В приведенных цитатах акцентируется важнейший, с моей точки зрения, императив акмеизма: акмеистический текст призван инициировать или реактивизировать диалогические отношения между своими подтекстами. В процитированных тезисах, однако, не уточняется характер интертекстуальных операций, присущих акмеистическому дискурсу: «знакомит» ли он диссоциированные тексты, подобно тому как Мандельштам призывал знакомить слова?[121] Проникает ли он в генеалогию своего непосредственного источника, самим этим источником неотрефлексированную, цитируя заимствование? Вмешивается ли он в подслушанный разговор между двумя текстами, цитируя цитату? По-видимому, все варианты подразумеваются как равноправные[122].
«[А]ксиому о принципиальной неединственности источника» как «частн[ое] проявление – для области подтекстов – более общего принципа: неединственности значения поэтического текста и его элементов» постулирует в эти годы и Г. А. Левинтон, стремясь при этом дефинировать ее таким образом, чтобы оказались учтенными и те случаи, когда подтекст по видимости единичен:
Связи подтекста могут быть «метафорическими» и «метонимическими» (в смысле Якобсона). К первым относятся случаи, когда цитируется текст уже кем-то цитировавшийся[123]. Мы убеждены, что эти предшествующие случаи цитации учитываются в последующих текстах (психологическая интерпретация: автор помнит, что это «уже было»). «Метонимические» связи могут быть связями цитируемого текста; цитируя текст или фрагмент, мы подразумеваем и окружающие его элементы [Левинтон 1977: 219].
Под окружающими элементами здесь подразумеваются другой текст (другие тексты) из того же контекста или другой фрагмент (другие фрагменты) из того же текста. Следовательно, цитация фрагмента, указывающая на другой, соседний с ним фрагмент, трактуется как один из вариантов неединственности подтекста, а понятие подтекста тем самым перестает относиться исключительно к целому цитируемого произведения.

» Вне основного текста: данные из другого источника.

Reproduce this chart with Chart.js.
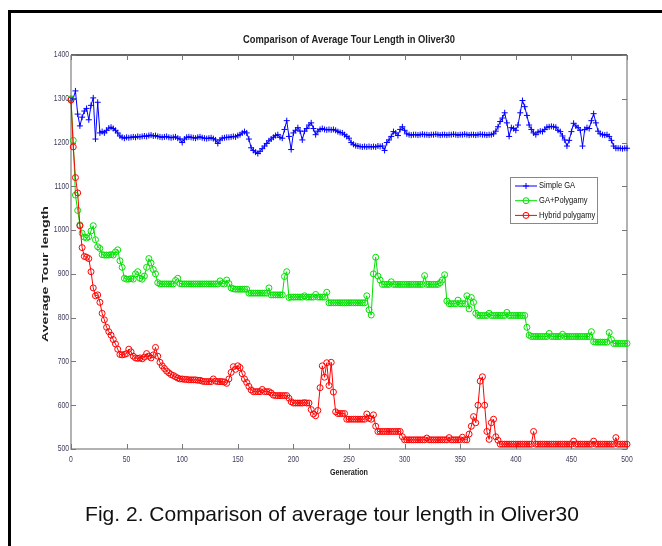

Итоговым текстом в литературе вопроса стала книга И. П. Смирнова «Порождение интертекста: Элементы интертекстуального анализа с примерами из творчества Б. Л. Пастернака» (1985), в которой на основе ряда научных прецедентов, включая семиотическую поэтологию символизма и акмеизма, построена оригинальная интертекстуальная теория и, в частности, сформулирована фундаментальная роль преинтертекста (пространства отношений между подтекстами) в эстетически значимом текстообразовании. С сожалением приходится констатировать, что книга Смирнова до сих пор не оказала сколько-нибудь заметного обратного влияния на интерпретаторов творчества Мандельштама. Ниже я постараюсь изложить некоторые из ее ключевых положений и, по возможности, приспособить их к практическим нуждам нашей субдисциплины (хотя и не ограничивая себя примерами из Мандельштама).

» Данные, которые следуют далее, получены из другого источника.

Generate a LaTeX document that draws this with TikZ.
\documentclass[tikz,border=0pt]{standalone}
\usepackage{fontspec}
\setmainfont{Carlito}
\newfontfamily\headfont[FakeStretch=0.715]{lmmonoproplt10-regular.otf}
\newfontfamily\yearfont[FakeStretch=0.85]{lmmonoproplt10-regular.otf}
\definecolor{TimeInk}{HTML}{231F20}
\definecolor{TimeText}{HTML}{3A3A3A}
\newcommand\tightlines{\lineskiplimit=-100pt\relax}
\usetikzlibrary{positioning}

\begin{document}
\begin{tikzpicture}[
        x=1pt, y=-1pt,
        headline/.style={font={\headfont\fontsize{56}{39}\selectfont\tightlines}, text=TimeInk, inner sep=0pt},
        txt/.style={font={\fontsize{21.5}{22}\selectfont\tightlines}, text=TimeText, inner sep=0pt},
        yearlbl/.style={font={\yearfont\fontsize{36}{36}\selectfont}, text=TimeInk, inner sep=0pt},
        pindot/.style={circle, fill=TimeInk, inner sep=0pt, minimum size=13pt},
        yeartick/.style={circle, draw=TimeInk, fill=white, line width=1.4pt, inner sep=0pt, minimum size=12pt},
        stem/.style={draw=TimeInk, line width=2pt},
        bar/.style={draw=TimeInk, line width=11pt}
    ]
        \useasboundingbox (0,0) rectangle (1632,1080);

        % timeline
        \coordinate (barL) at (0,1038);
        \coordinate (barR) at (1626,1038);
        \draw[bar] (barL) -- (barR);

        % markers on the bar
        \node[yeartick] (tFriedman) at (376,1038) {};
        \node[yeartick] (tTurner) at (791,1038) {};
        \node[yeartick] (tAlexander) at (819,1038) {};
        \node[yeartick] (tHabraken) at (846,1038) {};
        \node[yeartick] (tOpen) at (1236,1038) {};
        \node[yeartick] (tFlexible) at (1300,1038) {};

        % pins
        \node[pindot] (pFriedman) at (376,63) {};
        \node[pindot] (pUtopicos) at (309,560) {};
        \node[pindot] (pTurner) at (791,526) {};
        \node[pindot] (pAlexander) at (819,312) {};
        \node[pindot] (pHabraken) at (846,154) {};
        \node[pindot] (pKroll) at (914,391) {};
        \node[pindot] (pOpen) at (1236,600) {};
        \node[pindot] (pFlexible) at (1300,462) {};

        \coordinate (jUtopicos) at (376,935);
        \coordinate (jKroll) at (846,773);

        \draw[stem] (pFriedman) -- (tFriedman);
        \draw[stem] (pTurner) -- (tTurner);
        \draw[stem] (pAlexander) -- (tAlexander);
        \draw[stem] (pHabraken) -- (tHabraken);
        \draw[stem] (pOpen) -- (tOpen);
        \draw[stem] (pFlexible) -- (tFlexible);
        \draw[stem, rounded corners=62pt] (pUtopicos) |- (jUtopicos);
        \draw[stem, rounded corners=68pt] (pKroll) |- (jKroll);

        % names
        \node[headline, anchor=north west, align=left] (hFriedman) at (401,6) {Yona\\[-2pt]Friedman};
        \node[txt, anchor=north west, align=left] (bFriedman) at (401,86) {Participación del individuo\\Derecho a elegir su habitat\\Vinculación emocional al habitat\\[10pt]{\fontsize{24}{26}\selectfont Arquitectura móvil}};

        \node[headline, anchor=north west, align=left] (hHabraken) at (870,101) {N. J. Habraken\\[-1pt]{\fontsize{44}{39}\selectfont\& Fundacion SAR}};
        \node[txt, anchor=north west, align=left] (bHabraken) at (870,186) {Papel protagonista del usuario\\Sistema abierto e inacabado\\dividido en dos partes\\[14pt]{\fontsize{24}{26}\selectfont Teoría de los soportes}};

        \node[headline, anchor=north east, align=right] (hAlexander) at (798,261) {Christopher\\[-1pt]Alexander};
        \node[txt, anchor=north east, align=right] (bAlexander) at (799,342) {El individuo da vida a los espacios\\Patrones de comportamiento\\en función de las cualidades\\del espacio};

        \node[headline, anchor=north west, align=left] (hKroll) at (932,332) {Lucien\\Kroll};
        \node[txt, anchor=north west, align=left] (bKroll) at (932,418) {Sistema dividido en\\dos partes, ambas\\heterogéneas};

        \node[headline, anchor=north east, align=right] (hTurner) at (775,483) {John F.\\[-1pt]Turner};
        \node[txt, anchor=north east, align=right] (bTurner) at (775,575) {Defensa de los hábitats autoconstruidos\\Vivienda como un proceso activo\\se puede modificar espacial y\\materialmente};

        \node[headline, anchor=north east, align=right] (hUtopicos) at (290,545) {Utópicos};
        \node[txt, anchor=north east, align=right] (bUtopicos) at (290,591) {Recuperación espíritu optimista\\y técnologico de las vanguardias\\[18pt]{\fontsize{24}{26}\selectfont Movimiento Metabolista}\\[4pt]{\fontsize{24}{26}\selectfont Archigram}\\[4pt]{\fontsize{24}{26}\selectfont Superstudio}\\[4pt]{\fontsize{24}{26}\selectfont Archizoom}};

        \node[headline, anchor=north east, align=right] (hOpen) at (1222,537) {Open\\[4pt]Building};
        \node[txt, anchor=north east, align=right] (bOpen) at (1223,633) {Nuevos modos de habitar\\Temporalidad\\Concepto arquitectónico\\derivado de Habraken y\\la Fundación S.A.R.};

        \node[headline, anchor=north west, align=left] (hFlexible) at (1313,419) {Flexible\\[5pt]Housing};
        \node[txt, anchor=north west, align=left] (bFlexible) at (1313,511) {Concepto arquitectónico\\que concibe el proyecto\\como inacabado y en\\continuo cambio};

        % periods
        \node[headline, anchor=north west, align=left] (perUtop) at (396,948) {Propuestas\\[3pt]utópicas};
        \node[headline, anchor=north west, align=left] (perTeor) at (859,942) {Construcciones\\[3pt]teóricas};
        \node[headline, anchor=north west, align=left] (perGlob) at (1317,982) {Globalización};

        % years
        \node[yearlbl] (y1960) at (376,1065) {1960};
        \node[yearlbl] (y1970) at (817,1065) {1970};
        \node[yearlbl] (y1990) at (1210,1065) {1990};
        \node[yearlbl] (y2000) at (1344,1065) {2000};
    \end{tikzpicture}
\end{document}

В пресуппозиции интертекстуальной (а по сути – вообще эстетической) модели Смирнова лежит простое рассуждение о том, что поскольку в пределах нашего опыта из ничего не может возникнуть нечто, то, следовательно, и элементарное художественное сообщение может быть получено только посредством некоторой операции над (минимум) двумя уже существующими аналогичными сообщениями (либо посредством аналитического расчленения данного и рекомбинации его элементов, либо посредством синтеза одного данного с другим). Смирнов подвергает пересмотру якобсоновский принцип параллелизма и объявляет залогом художественности текста принцип «повтора прекращенного повтора», «двойно[го] параллелизм[а], проводимо[го] и внутри каждой последовательности значимых элементов, и между самими последовательностями». «Этим обусловливается введение в линейную прогрессию текста такого третьего звена, которое <…> указыва[ет] на прекращение повторяемости» [Смирнов 1995: 17–18]. Этот принцип, согласно Смирнову, работает на всех уровнях – начиная с интратекстуальных микроуровней и кончая интертекстуальным и т. д., вплоть до интерстилистического, интержанрового и интерфабульного уровней[124].

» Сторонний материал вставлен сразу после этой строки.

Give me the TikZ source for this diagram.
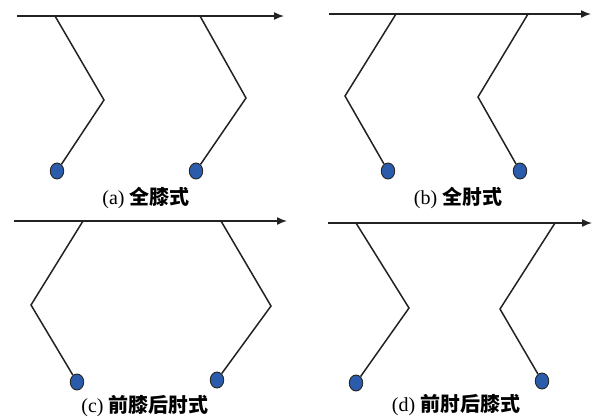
\documentclass[tikz,border=0pt]{standalone}
\usepackage{fontspec}
\setmainfont{Liberation Serif}
\newfontfamily\cjk{Noto Sans CJK SC}
\usetikzlibrary{arrows.meta,shapes.geometric}
\definecolor{footblue}{HTML}{2B5CAB}
\definecolor{rodgray}{HTML}{222222}
\begin{document}
\begin{tikzpicture}[x=1pt,y=-1pt,
  rod/.style={draw=rodgray, line width=1.5pt, line join=miter},
  axisline/.style={draw=rodgray, line width=1.5pt, -{Latex[length=10pt,width=8pt]}},
  foot/.style={ellipse, draw=black!85, fill=footblue, line width=0.9pt,
               minimum width=13.5pt, minimum height=16pt, inner sep=0pt},
  figlabel/.style={inner sep=0pt, font=\fontsize{20}{23}\selectfont}]
\useasboundingbox (0,0) rectangle (596,418);

% ---------- (a)
\coordinate (a0) at (17,16); \coordinate (a1) at (284,16);
\coordinate (aT1) at (55,16);  \coordinate (aK1) at (104,100);
\coordinate (aT2) at (200,16); \coordinate (aK2) at (246,98);
\node[foot] (aF1) at (57,171) {};
\node[foot] (aF2) at (196,171) {};
\draw[axisline] (a0) -- (a1);
\draw[rod] (aT1) -- (aK1) -- (aF1);
\draw[rod] (aT2) -- (aK2) -- (aF2);
\node[figlabel] (la) at (146,198) {(a) {\cjk\bfseries 全膝式}};

% ---------- (b)
\coordinate (b0) at (329,14); \coordinate (b1) at (591,14);
\coordinate (bT1) at (396,14); \coordinate (bK1) at (345,96);
\coordinate (bT2) at (528,14); \coordinate (bK2) at (478,97);
\node[foot] (bF1) at (388,171) {};
\node[foot] (bF2) at (520,171) {};
\draw[axisline] (b0) -- (b1);
\draw[rod] (bT1) -- (bK1) -- (bF1);
\draw[rod] (bT2) -- (bK2) -- (bF2);
\node[figlabel] (lb) at (458,198) {(b) {\cjk\bfseries 全肘式}};

% ---------- (c)
\coordinate (c0) at (14,221); \coordinate (c1) at (287,221);
\coordinate (cT1) at (83,221);  \coordinate (cK1) at (31,305);
\coordinate (cT2) at (221,221); \coordinate (cK2) at (271,306);
\node[foot] (cF1) at (77,382) {};
\node[foot] (cF2) at (217,380) {};
\draw[axisline] (c0) -- (c1);
\draw[rod] (cT1) -- (cK1) -- (cF1);
\draw[rod] (cT2) -- (cK2) -- (cF2);
\node[figlabel] (lc) at (145,406) {(c) {\cjk\bfseries 前膝后肘式}};

% ---------- (d)
\coordinate (d0) at (328,223); \coordinate (d1) at (592,223);
\coordinate (dT1) at (356,223); \coordinate (dK1) at (409,308);
\coordinate (dT2) at (555,223); \coordinate (dK2) at (500,309);
\node[foot] (dF1) at (356,383) {};
\node[foot] (dF2) at (542,381) {};
\draw[axisline] (d0) -- (d1);
\draw[rod] (dT1) -- (dK1) -- (dF1);
\draw[rod] (dT2) -- (dK2) -- (dF2);
\node[figlabel] (ld) at (456,405) {(d) {\cjk\bfseries 前肘后膝式}};
\end{tikzpicture}
\end{document}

Что же следует понимать под повтором? Опираясь на уровневые модели текста, выдвинутые Ю. Кристевой и А. Ж. Греймасом, Смирнов [1995: 62–65] различает «три стороны интертекстуальных отношений (фонетику, семику и синтагматику)», вычленяет «в каждом из этих планов единицы разной протяженности» и перечисляет шесть логически допустимых «типов замещения одной единицы другой», каждая из которых может захватывать любой из этих трех планов[125].
Однако на самом общем уровне повтор для Смирнова, как и для Якобсона, есть синоним параллелизма двух элементов, которые могут быть связаны либо синхронными отношениями (как, например, зеркально симметричные элементы в пластических искусствах, персонажи или мотивы-двойники в нарративных текстах и т. п.), либо диахронными. Упрощая вышеупомянутую шестеричную трансформационную модель, можно утверждать, что прекращение повтора в пределах одного текста проявляется или как интегрированная в повтор вариация, т. е. элемент асимметрии (в частности, нетавтологическая рифма уже содержит в себе прекращение повтора), вплоть до маркированного удаления одного из двух элементов пары; или как соседство другого тавтологического повтора[126] (в пластических искусствах два атемпоральных повтора ограничивают друг друга пространственно); или, наконец, как полный контраст, т. е. прекращение повтора в форме его категорической негации, маркированного вытеснения (ср. мотив контрарного или контрадикторного двойничества; повтором прекращенного повтора по отношению к такой антиномичной паре будет хиазм – обмен предикатами, порождающий два оксюморона, зеркальных относительно друг друга).